Na manhã de 21 de dezembro de 1992, a tempestade que se abateu sobre a cidade viria a revelar-se fatal para 56 dos mais de 300 passageiros que seguiam no voo MP 495 da companhia holandesa Martinair. O acidente deu-se quando a aeronave (um McDonnell Douglas DC-10) estava quase a tocar a pista, provocando também 104 feridos.

Embora hoje ainda acredite que o que aconteceu resultou de “um azar" e de não ver outra razão para o sucedido, o então subdiretor do aeroporto não duvida de que, apesar do infortúnio, também houve alguns fatores de sorte, impedindo que o número de mortos fosse superior.

"Podia ter sido muito pior, o facto de o avião se ter partido foi uma vantagem", disse à Lusa Francisco Severino, considerando que o facto de já ser de dia e de o acidente ter acontecido à hora de mudança de turno dos bombeiros também ajudou a que a catástrofe não fosse maior.

Segundo o ex-subdiretor do aeroporto, três minutos antes tinha aterrado em Faro outro avião da Martinair.

Quando vinha já na descida final, porém, o voo MP 495 apanhou uma rajada de vento e uma das asas bateu no chão. O piloto perdeu o controlo do avião, que acabou por se partir em dois.

Ramiro Santos, que na altura trabalhava para a TSF e para a agência Lusa, foi o primeiro jornalista a chegar ao local e o único, durante cerca de uma hora, a fazer a cobertura do acidente, depois de ter conseguido entrar na pista à boleia do assessor do governador civil de Faro na altura, Joaquim Cabrita Neto, recentemente falecido.

"Vi pessoas queimadas e a fugirem da pista pelos seus próprios pés, enquanto os bombeiros tentavam retirar os corpos", contou à Lusa, dizendo que ia atualizando a contagem das vítimas à medida que iam sendo retiradas dos escombros e colocadas em sacos negros, estendidos na pista.

Apesar de naquele dia ter olhado para o acidente com um olhar frio e profissional, pouco depois aquelas imagens começaram a vir-lhe à memória, sobretudo uma, que não esquece até hoje: os corpos carbonizados de uma mãe e um filho abraçados.

"Aquilo marcou-me profundamente", relatou, elogiando a mobilização dos bombeiros e dos serviços de saúde, que fizeram com que a operação de socorro tivesse funcionado "muito bem", sobretudo numa catástrofe imprevisível e daquela dimensão.

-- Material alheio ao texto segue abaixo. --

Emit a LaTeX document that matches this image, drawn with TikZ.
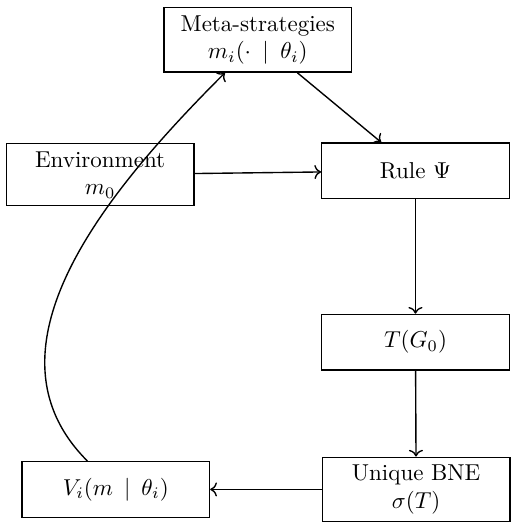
\documentclass[tikz,border=0pt]{standalone}
\usepackage{tikz}
\usetikzlibrary{
    arrows,
    arrows.meta,
    shapes,
    positioning,
    calc
}
\tikzset{
    box/.style={draw, rectangle, text width=2.63cm, align=center, minimum height=0.85cm}
}

\begin{document}
\begin{tikzpicture}[semithick]
                \useasboundingbox (0, 0) rectangle (7.89, -8.10);
                \node [box] (meta) at (3.94, -0.61) {Meta-strategies\\ $m_i(\cdot \mid \theta_i)$};
                \node [box] (env) at (1.53, -2.67) {Environment\\ $m_0$};
                \node [box] (rule) at (6.35, -2.61) {Rule $\Psi$};
                \node [box] (game) at (6.35, -5.23) {$T(G_0)$};
                \node [box] (bne) at (6.36, -7.48) {Unique BNE\\ $\sigma(T)$};
                \node [box] (value) at (1.77, -7.48) {$V_i(m \mid \theta_i)$};
                \draw[->] (meta) -- (rule);
                \draw[->] (env) -- (rule);
                \draw[->] (rule) -- (game);
                \draw[->] (game) -- (bne);
                \draw[->] (bne) -- (value);
                \draw[->] (value) to[out=135, in=225] (meta);
            \end{tikzpicture}
\end{document}
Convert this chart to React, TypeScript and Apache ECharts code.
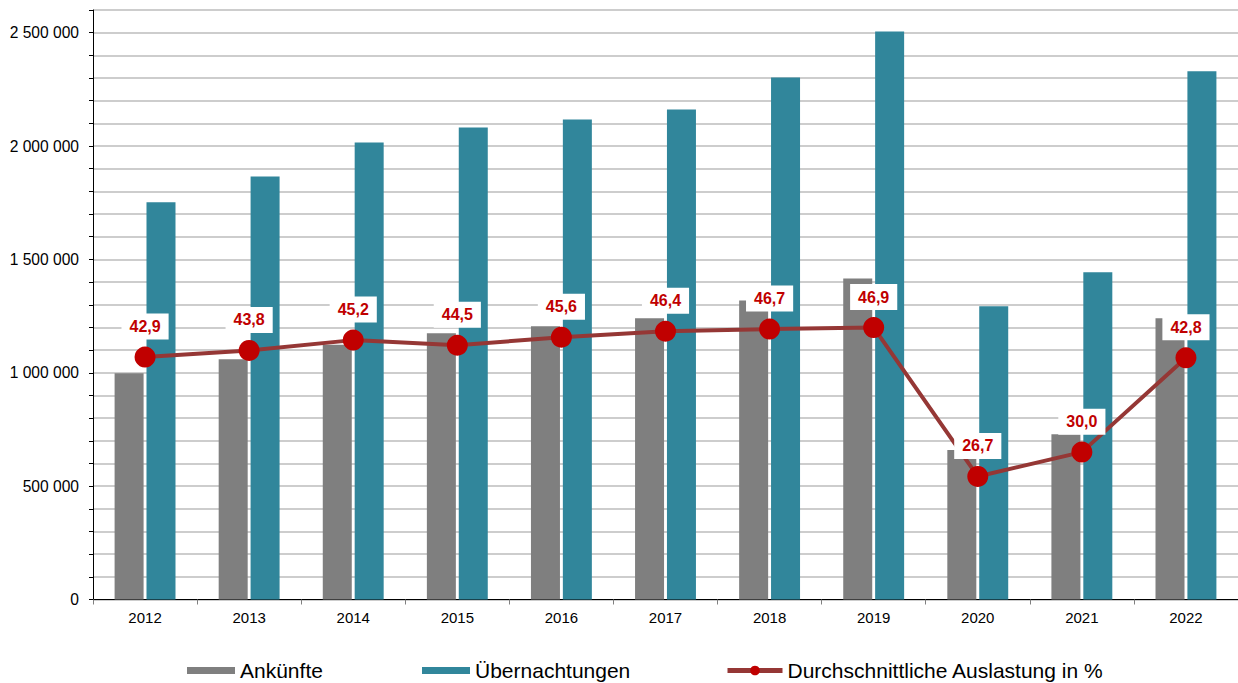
import React, { useEffect, useRef } from "react";
import * as echarts from "echarts";

const years = ["2012", "2013", "2014", "2015", "2016", "2017", "2018", "2019", "2020", "2021", "2022"];
const ankuenfte = [998000, 1060000, 1124000, 1174000, 1205000, 1240000, 1319000, 1416000, 659000, 729000, 1240000];
const uebernachtungen = [1752000, 1866000, 2016000, 2082000, 2117000, 2161000, 2302000, 2505000, 1293000, 1443000, 2330000];
const auslastung = [42.9, 43.8, 45.2, 44.5, 45.6, 46.4, 46.7, 46.9, 26.7, 30.0, 42.8];

const NAME_A = "Ankünfte";
const NAME_U = "Übernachtungen";
const NAME_L = "Durchschnittliche Auslastung in %";

const FONT = "'Liberation Sans', Arial, sans-serif";

function fmtThousands(v: number): string {
  return String(v).replace(/\B(?=(\d{3})+(?!\d))/g, " ");
}

export default function App() {
  const ref = useRef<HTMLDivElement>(null);
  useEffect(() => {
    if (!ref.current) return;
    const chart = echarts.init(ref.current, null, { renderer: "svg" });
    const barIcon = "path://M0,0 H48 V7 H0 Z";
    const legendText = { fontSize: 21, color: "#000", fontFamily: FONT };
    chart.setOption({
      animation: false,
      textStyle: { fontFamily: FONT },
      grid: { left: 93, top: 10, width: 1147, height: 589.5, containLabel: false },
      legend: [
        {
          left: 187, top: 660, padding: 0, itemWidth: 48, itemHeight: 12, symbolKeepAspect: true,
          textStyle: legendText, data: [{ name: NAME_A, icon: barIcon }],
        },
        {
          left: 422, top: 660, padding: 0, itemWidth: 48, itemHeight: 12, symbolKeepAspect: true,
          textStyle: legendText, data: [{ name: NAME_U, icon: barIcon }],
        },
        {
          left: 725, top: 660, padding: 0, itemWidth: 55, itemHeight: 12,
          lineStyle: { width: 5 },
          textStyle: legendText, data: [{ name: NAME_L }],
        },
      ],
      xAxis: {
        type: "category",
        data: years,
        axisLine: { lineStyle: { color: "#000", width: 1 } },
        axisTick: { show: true, length: 5, lineStyle: { color: "#808080" } },
        axisLabel: { fontSize: 15, color: "#000", margin: 10, fontFamily: FONT },
      },
      yAxis: [
        {
          type: "value",
          min: 0,
          max: 2600000,
          interval: 100000,
          axisLine: { show: true, lineStyle: { color: "#000", width: 1 } },
          axisTick: { show: true, length: 4, lineStyle: { color: "#000" } },
          axisLabel: {
            fontSize: 15.6,
            color: "#000",
            margin: 14,
            fontFamily: FONT,
            formatter: (v: number) => (v % 500000 === 0 && v <= 2500000 ? fmtThousands(v) : ""),
          },
          splitLine: { show: true, lineStyle: { color: "#BDBDBD", width: 1.6 } },
        },
        {
          type: "value",
          min: 10,
          max: 90,
          show: false,
          splitLine: { show: false },
        },
      ],
      series: [
        {
          name: NAME_A,
          type: "bar",
          data: ankuenfte,
          barWidth: 29,
          barGap: "10%",
          itemStyle: { color: "#7F7F7F" },
        },
        {
          name: NAME_U,
          type: "bar",
          data: uebernachtungen,
          barWidth: 29,
          barGap: "10%",
          itemStyle: { color: "#31869B" },
        },
        {
          name: NAME_L,
          type: "line",
          yAxisIndex: 1,
          data: auslastung,
          symbol: "circle",
          symbolSize: 21,
          lineStyle: { color: "#953735", width: 4 },
          itemStyle: { color: "#C00000" },
          label: {
            show: true,
            position: "top",
            distance: 7,
            backgroundColor: "#FFFFFF",
            color: "#C00000",
            fontWeight: "bold",
            fontSize: 16,
            fontFamily: FONT,
            padding: [5, 8, 5, 8],
            formatter: (p: any) => Number(p.value).toFixed(1).replace(".", ","),
          },
          z: 5,
        },
      ],
    });
    return () => chart.dispose();
  }, []);
  return (
    <div
      ref={ref}
      style={{ position: "absolute", left: 0, top: 0, width: 1238, height: 683, background: "#fff" }}
    />
  );
}
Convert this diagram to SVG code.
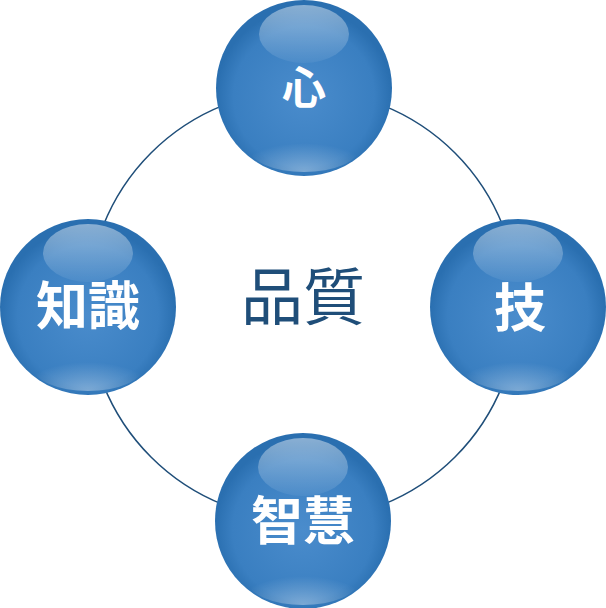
<svg xmlns="http://www.w3.org/2000/svg" width="606" height="608" viewBox="0 0 606 608">
<defs>
<radialGradient id="ball" cx="0.5" cy="0.55" r="0.5">
<stop offset="0" stop-color="#4a8ccc"/><stop offset="0.8" stop-color="#3a7fc1"/><stop offset="1" stop-color="#2a6fb0"/>
</radialGradient>
<linearGradient id="hi" x1="0" y1="0" x2="0" y2="1">
<stop offset="0" stop-color="#fff" stop-opacity="0.45"/><stop offset="1" stop-color="#fff" stop-opacity="0.05"/>
</linearGradient>
<radialGradient id="lo" cx="0.5" cy="1" r="0.6">
<stop offset="0" stop-color="#fff" stop-opacity="0.35"/><stop offset="1" stop-color="#fff" stop-opacity="0"/>
</radialGradient>
<g id="sphere">
<circle r="88" fill="url(#ball)"/>
<ellipse cx="0" cy="-54" rx="45" ry="29" fill="url(#hi)"/>
<ellipse cx="0" cy="60" rx="55" ry="24" fill="url(#lo)"/>
</g>
</defs>
<style>
.t{fill:#fff;font-family:"Noto Sans CJK JP","Noto Sans CJK SC",sans-serif;font-weight:bold;text-anchor:middle}
</style>
<g id="connectors"><circle cx="303" cy="305" r="215" fill="none" stroke="#1f4e79" stroke-width="1.5"/></g>
<g id="center"><text x="303" y="320" font-family="Noto Sans CJK JP,Noto Sans CJK SC,sans-serif" font-size="62" fill="#1f4e79" text-anchor="middle">品質</text></g>
<g id="n-top"><use href="#sphere" x="304" y="88"/><text class="t" x="304" y="104" font-size="44">心</text></g>
<g id="n-left"><use href="#sphere" x="88" y="307"/><text class="t" x="88" y="325" font-size="52">知識</text></g>
<g id="n-right"><use href="#sphere" x="518" y="307"/><text class="t" x="520" y="327" font-size="52">技</text></g>
<g id="n-bottom"><use href="#sphere" x="303" y="521"/><text class="t" x="303" y="540" font-size="52">智慧</text></g>
</svg>
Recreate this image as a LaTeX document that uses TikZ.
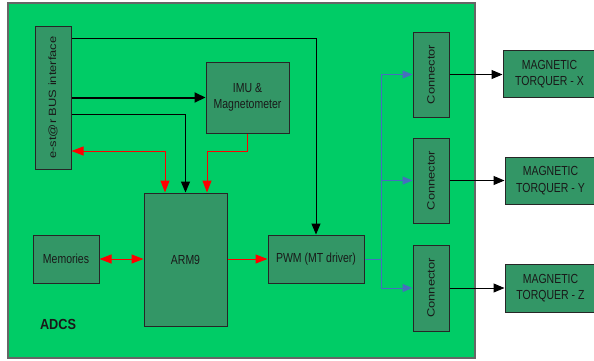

Já Francisco Severino diz não ter dúvidas de que o inquérito "foi extremamente bem feito", sublinhando que não houve nada "que prove que houve culpa de A, B ou C" e lembrando que a decisão final em aterrar o avião é sempre do comandante.

Na altura, chegou a correr no Tribunal de Faro um processo-crime para apurar eventuais responsabilidades no acidente, mas acabou por ser arquivado, após ter sido reconhecida a ausência de culpa do comandante do voo da transportadora holandesa, hoje subsidiária da Air France-KLM.

Mais tarde, em 2008, correu um processo no Tribunal Administrativo de Lisboa que opunha a Martinair e respetivas seguradoras à Aeroportos de Portugal (ANA) e seguradoras, mas o julgamento foi suspenso, a pedido das partes, lembrou à Lusa o advogado da transportadora holandesa na altura.

Segundo Manuel de Magalhães e Silva, os procedimentos judiciais em Portugal terminaram quando "se suspendeu a instância e se determinou que os termos da transação ficavam confidenciais", um procedimento "inteiramente normal" quando estão envolvidos valores muito elevados.